:: Data block ::
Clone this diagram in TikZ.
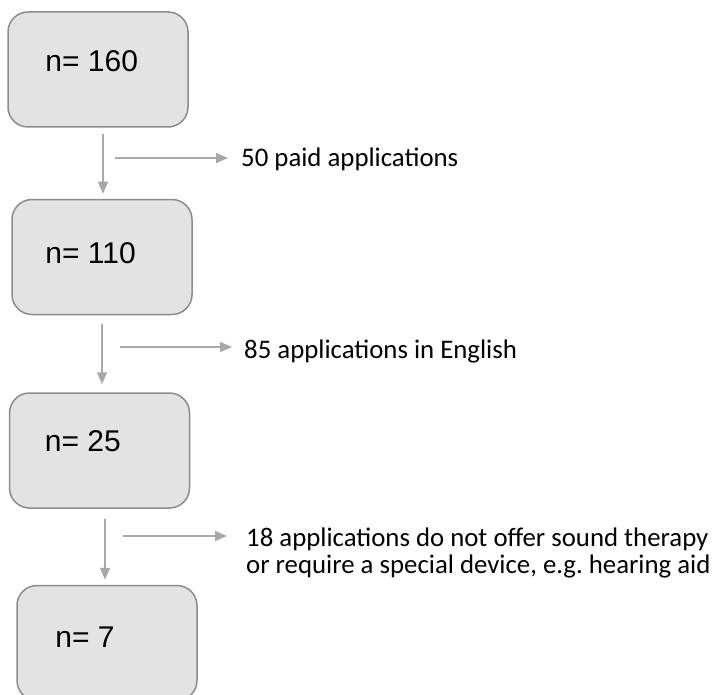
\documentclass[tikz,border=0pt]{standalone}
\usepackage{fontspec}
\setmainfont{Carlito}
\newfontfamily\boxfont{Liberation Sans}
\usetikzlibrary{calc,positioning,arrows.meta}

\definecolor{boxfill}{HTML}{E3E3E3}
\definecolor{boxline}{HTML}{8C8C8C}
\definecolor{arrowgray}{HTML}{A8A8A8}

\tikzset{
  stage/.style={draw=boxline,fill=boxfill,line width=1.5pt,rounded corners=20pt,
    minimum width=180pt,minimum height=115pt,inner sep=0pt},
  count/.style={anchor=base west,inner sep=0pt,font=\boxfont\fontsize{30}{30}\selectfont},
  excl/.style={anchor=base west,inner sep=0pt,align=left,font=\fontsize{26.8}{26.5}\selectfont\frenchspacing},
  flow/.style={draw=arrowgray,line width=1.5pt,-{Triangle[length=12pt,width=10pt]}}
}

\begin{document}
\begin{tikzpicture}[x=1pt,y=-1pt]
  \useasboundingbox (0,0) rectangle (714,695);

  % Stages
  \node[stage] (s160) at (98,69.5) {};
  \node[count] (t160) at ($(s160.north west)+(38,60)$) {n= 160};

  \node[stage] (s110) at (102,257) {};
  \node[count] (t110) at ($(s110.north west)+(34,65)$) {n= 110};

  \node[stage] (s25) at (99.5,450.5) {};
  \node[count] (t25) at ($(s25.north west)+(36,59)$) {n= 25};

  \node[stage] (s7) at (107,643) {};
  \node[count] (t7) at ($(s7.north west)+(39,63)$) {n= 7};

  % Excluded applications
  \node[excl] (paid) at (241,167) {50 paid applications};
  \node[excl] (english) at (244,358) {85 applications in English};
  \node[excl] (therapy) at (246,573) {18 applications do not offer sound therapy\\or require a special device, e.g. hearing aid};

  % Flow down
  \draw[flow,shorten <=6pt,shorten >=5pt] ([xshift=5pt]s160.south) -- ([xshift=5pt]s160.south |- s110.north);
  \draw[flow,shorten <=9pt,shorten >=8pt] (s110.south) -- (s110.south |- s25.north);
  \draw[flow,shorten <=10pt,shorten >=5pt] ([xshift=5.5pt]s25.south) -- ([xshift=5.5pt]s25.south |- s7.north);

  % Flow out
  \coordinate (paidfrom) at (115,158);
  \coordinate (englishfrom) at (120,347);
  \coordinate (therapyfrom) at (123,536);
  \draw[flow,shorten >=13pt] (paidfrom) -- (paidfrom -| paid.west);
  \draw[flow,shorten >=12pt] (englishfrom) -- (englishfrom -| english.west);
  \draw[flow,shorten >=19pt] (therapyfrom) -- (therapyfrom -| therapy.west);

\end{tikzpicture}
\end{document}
:::
Written request:
Repeat the data exactly in full, omitting its pictures.

Answer to the task:
Clone this diagram in TikZ.
\documentclass[tikz,border=0pt]{standalone}
\usepackage{fontspec}
\setmainfont{Carlito}
\newfontfamily\boxfont{Liberation Sans}
\usetikzlibrary{calc,positioning,arrows.meta}

\definecolor{boxfill}{HTML}{E3E3E3}
\definecolor{boxline}{HTML}{8C8C8C}
\definecolor{arrowgray}{HTML}{A8A8A8}

\tikzset{
  stage/.style={draw=boxline,fill=boxfill,line width=1.5pt,rounded corners=20pt,
    minimum width=180pt,minimum height=115pt,inner sep=0pt},
  count/.style={anchor=base west,inner sep=0pt,font=\boxfont\fontsize{30}{30}\selectfont},
  excl/.style={anchor=base west,inner sep=0pt,align=left,font=\fontsize{26.8}{26.5}\selectfont\frenchspacing},
  flow/.style={draw=arrowgray,line width=1.5pt,-{Triangle[length=12pt,width=10pt]}}
}

\begin{document}
\begin{tikzpicture}[x=1pt,y=-1pt]
  \useasboundingbox (0,0) rectangle (714,695);

  % Stages
  \node[stage] (s160) at (98,69.5) {};
  \node[count] (t160) at ($(s160.north west)+(38,60)$) {n= 160};

  \node[stage] (s110) at (102,257) {};
  \node[count] (t110) at ($(s110.north west)+(34,65)$) {n= 110};

  \node[stage] (s25) at (99.5,450.5) {};
  \node[count] (t25) at ($(s25.north west)+(36,59)$) {n= 25};

  \node[stage] (s7) at (107,643) {};
  \node[count] (t7) at ($(s7.north west)+(39,63)$) {n= 7};

  % Excluded applications
  \node[excl] (paid) at (241,167) {50 paid applications};
  \node[excl] (english) at (244,358) {85 applications in English};
  \node[excl] (therapy) at (246,573) {18 applications do not offer sound therapy\\or require a special device, e.g. hearing aid};

  % Flow down
  \draw[flow,shorten <=6pt,shorten >=5pt] ([xshift=5pt]s160.south) -- ([xshift=5pt]s160.south |- s110.north);
  \draw[flow,shorten <=9pt,shorten >=8pt] (s110.south) -- (s110.south |- s25.north);
  \draw[flow,shorten <=10pt,shorten >=5pt] ([xshift=5.5pt]s25.south) -- ([xshift=5.5pt]s25.south |- s7.north);

  % Flow out
  \coordinate (paidfrom) at (115,158);
  \coordinate (englishfrom) at (120,347);
  \coordinate (therapyfrom) at (123,536);
  \draw[flow,shorten >=13pt] (paidfrom) -- (paidfrom -| paid.west);
  \draw[flow,shorten >=12pt] (englishfrom) -- (englishfrom -| english.west);
  \draw[flow,shorten >=19pt] (therapyfrom) -- (therapyfrom -| therapy.west);

\end{tikzpicture}
\end{document}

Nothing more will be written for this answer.